Mr. T. Vishnu Vardhan - explored the possibility of buying some licenses of the OCR. Prof. Rama Mohan - was not sure about who could sell the licenses and asked to explore this with DEITY.

Mr. T. Vishnu Vardhan - specifically brought up the Gujarati Sabha case, to which Prof. Rama Mohan - expressed in principle agreement to deploy the GU OCR there. The details need to be worked out. Prof. Rama Mohan - said other than infrastructure (Linux machines) some personnel need to be trained in the use of the OCR. As the GUI is not sophisticated the personnel need atleast 3-4 days training in using commands.

Mr. T. Vishnu Vardhan - asked if MS Univ. could offer this training if CIS-A2K sends the personnel to MS Univ. Prof. Rama Mohan - in-principle agreed with this.

Mr. T. Vishnu Vardhan - asked if MS Univ. or Prof. Rama Mohan - be unhappy if CIS-A2K and WMIN Chapter were to lobby with the DEITY or GOI to release the source code of this OCR. Prof. Rama Mohan - said that he will be happy if it can be done.

Mr.
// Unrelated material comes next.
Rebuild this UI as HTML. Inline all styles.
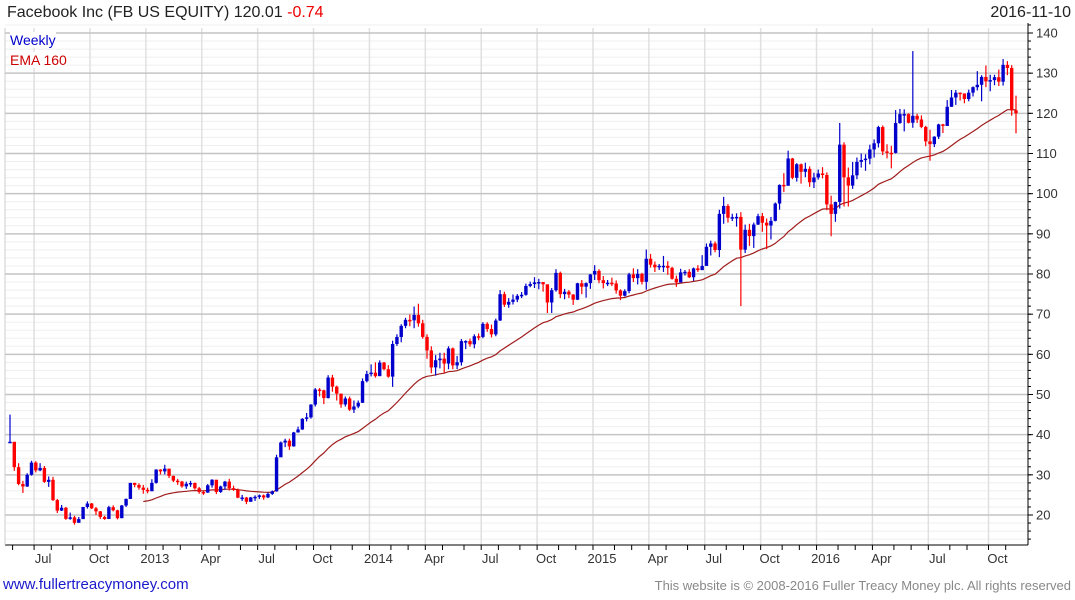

T. Vishnu Vardhan - asked if it is worthwhile for CIS-A2K and WMIN Chapter and other such bodies to lobby with the DEITY, MoIT, GOI in making all the OCR development open source. Prof. Rama Mohan - said nothing wrong in giving a shot and shared that TDIL is looked after by Dr. Swarnalatha (Director) DEITY. Vijay Kumar at DIETY is also critical person. However, such decisions need to go to Secretary level.

Key discussion points on TTS[edit]

Prof. Rama Mohan - gave background to the TTS development at MS University. Mr. T. Vishnu Vardhan- asked what would be the funding requirement? Prof. Rama Mohan - said that 2 people who can work about 1 year. Segmenting the continuous speech is critical.

Mr. T. Vishnu Vardhan - asked if the speech in native Indian tongue. Prof. Rama Mohan - said yes.

Prof. Rama Mohan - said that around 800 speech units are there in the data base and enhancing it to 3000 units is the challenge. The TTS engine is ready and can be re-built.

Mr. T. Vishnu Vardhan - enquired if and when would be a good time to meet Prof. Rama Mohan - personally. Prof. Rama Mohan - said that he will be more than happy to meet in Baroda in October.